TASK DIRECTIONS -
Exclude the pictures and reproduce the remaining data exactly as written.

#### DATA

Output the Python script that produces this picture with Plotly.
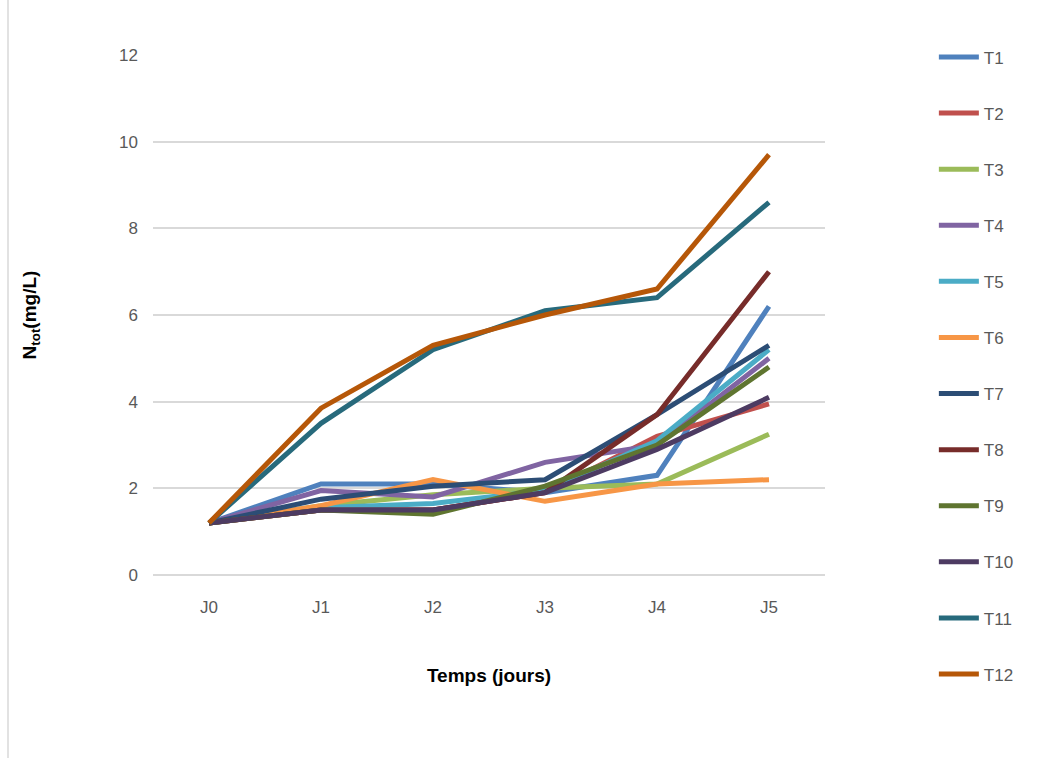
import plotly.graph_objects as go

days = ["J0", "J1", "J2", "J3", "J4", "J5"]
T1 = [1.2, 2.1, 2.1, 1.9, 2.3, 6.2]
T2 = [1.2, 1.5, 1.5, 1.9, 3.2, 3.95]
T3 = [1.2, 1.6, 1.85, 2.0, 2.1, 3.25]
T4 = [1.2, 1.95, 1.8, 2.6, 3.0, 5.0]
T5 = [1.2, 1.55, 1.65, 1.95, 3.1, 5.2]
T6 = [1.2, 1.6, 2.2, 1.7, 2.1, 2.2]
T7 = [1.2, 1.75, 2.05, 2.2, 3.7, 5.3]
T8 = [1.2, 1.5, 1.5, 1.9, 3.7, 7.0]
T9 = [1.2, 1.5, 1.4, 2.05, 3.0, 4.8]
T10 = [1.2, 1.5, 1.5, 1.9, 2.9, 4.1]
T11 = [1.2, 3.5, 5.2, 6.1, 6.4, 8.6]
T12 = [1.2, 3.85, 5.3, 6.0, 6.6, 9.7]

names = ["T1", "T2", "T3", "T4", "T5", "T6", "T7", "T8", "T9", "T10", "T11", "T12"]
series = [T1, T2, T3, T4, T5, T6, T7, T8, T9, T10, T11, T12]
colors = ["#4F81BD", "#C0504D", "#9BBB59", "#8064A2", "#4BACC6", "#F79646",
          "#2C4D75", "#772C2A", "#5F7530", "#4D3B62", "#276A7C", "#B65708"]

FONT = "Liberation Sans"
fig = go.Figure()
for n, s, c in zip(names, series, colors):
    fig.add_trace(go.Scatter(x=days, y=s, name=n, mode="lines", legendgroup=n,
                             line=dict(color=c, width=5)))

fig.update_layout(
    width=1059, height=758,
    margin=dict(l=153, r=234, t=55, b=183),
    paper_bgcolor="white", plot_bgcolor="white",
    font=dict(family=FONT, size=17, color="#595959"),
    showlegend=True,
    legend=dict(x=1.162, y=1.03, xanchor="left", yanchor="top",
                tracegroupgap=31, font=dict(size=17, color="#595959"),
                itemwidth=40, maxheight=720),
    xaxis=dict(range=[-0.5, 5.5], showgrid=False, showline=False, zeroline=False,
               ticks="", tickfont=dict(size=17, color="#595959"),
               ticklabelstandoff=20,
               title=dict(text="<b>Temps (jours)</b>", font=dict(size=19, color="black"), standoff=52)),
    yaxis=dict(range=[0, 12], dtick=2, showgrid=True, gridcolor="#D9D9D9", gridwidth=1.5,
               zeroline=True, zerolinecolor="#D9D9D9", zerolinewidth=1.5,
               showline=False, ticks="", tickfont=dict(size=17, color="#595959"),
               ticklabelstandoff=14,
               title=dict(text="<b>N<sub>tot</sub>(mg/L)</b>", font=dict(size=19, color="black"), standoff=77)),
    shapes=[dict(type="line", xref="paper", yref="paper",
                 x0=(8 - 153) / 672, x1=(8 - 153) / 672, y0=-0.4, y1=1.2,
                 line=dict(color="#D9D9D9", width=1.5))],
)

fig.write_html("out.html")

########

RESULT OF THIS EXERCISE -
Output the Python script that produces this picture with Plotly.
import plotly.graph_objects as go

days = ["J0", "J1", "J2", "J3", "J4", "J5"]
T1 = [1.2, 2.1, 2.1, 1.9, 2.3, 6.2]
T2 = [1.2, 1.5, 1.5, 1.9, 3.2, 3.95]
T3 = [1.2, 1.6, 1.85, 2.0, 2.1, 3.25]
T4 = [1.2, 1.95, 1.8, 2.6, 3.0, 5.0]
T5 = [1.2, 1.55, 1.65, 1.95, 3.1, 5.2]
T6 = [1.2, 1.6, 2.2, 1.7, 2.1, 2.2]
T7 = [1.2, 1.75, 2.05, 2.2, 3.7, 5.3]
T8 = [1.2, 1.5, 1.5, 1.9, 3.7, 7.0]
T9 = [1.2, 1.5, 1.4, 2.05, 3.0, 4.8]
T10 = [1.2, 1.5, 1.5, 1.9, 2.9, 4.1]
T11 = [1.2, 3.5, 5.2, 6.1, 6.4, 8.6]
T12 = [1.2, 3.85, 5.3, 6.0, 6.6, 9.7]

names = ["T1", "T2", "T3", "T4", "T5", "T6", "T7", "T8", "T9", "T10", "T11", "T12"]
series = [T1, T2, T3, T4, T5, T6, T7, T8, T9, T10, T11, T12]
colors = ["#4F81BD", "#C0504D", "#9BBB59", "#8064A2", "#4BACC6", "#F79646",
          "#2C4D75", "#772C2A", "#5F7530", "#4D3B62", "#276A7C", "#B65708"]

FONT = "Liberation Sans"
fig = go.Figure()
for n, s, c in zip(names, series, colors):
    fig.add_trace(go.Scatter(x=days, y=s, name=n, mode="lines", legendgroup=n,
                             line=dict(color=c, width=5)))

fig.update_layout(
    width=1059, height=758,
    margin=dict(l=153, r=234, t=55, b=183),
    paper_bgcolor="white", plot_bgcolor="white",
    font=dict(family=FONT, size=17, color="#595959"),
    showlegend=True,
    legend=dict(x=1.162, y=1.03, xanchor="left", yanchor="top",
                tracegroupgap=31, font=dict(size=17, color="#595959"),
                itemwidth=40, maxheight=720),
    xaxis=dict(range=[-0.5, 5.5], showgrid=False, showline=False, zeroline=False,
               ticks="", tickfont=dict(size=17, color="#595959"),
               ticklabelstandoff=20,
               title=dict(text="<b>Temps (jours)</b>", font=dict(size=19, color="black"), standoff=52)),
    yaxis=dict(range=[0, 12], dtick=2, showgrid=True, gridcolor="#D9D9D9", gridwidth=1.5,
               zeroline=True, zerolinecolor="#D9D9D9", zerolinewidth=1.5,
               showline=False, ticks="", tickfont=dict(size=17, color="#595959"),
               ticklabelstandoff=14,
               title=dict(text="<b>N<sub>tot</sub>(mg/L)</b>", font=dict(size=19, color="black"), standoff=77)),
    shapes=[dict(type="line", xref="paper", yref="paper",
                 x0=(8 - 153) / 672, x1=(8 - 153) / 672, y0=-0.4, y1=1.2,
                 line=dict(color="#D9D9D9", width=1.5))],
)

fig.write_html("out.html")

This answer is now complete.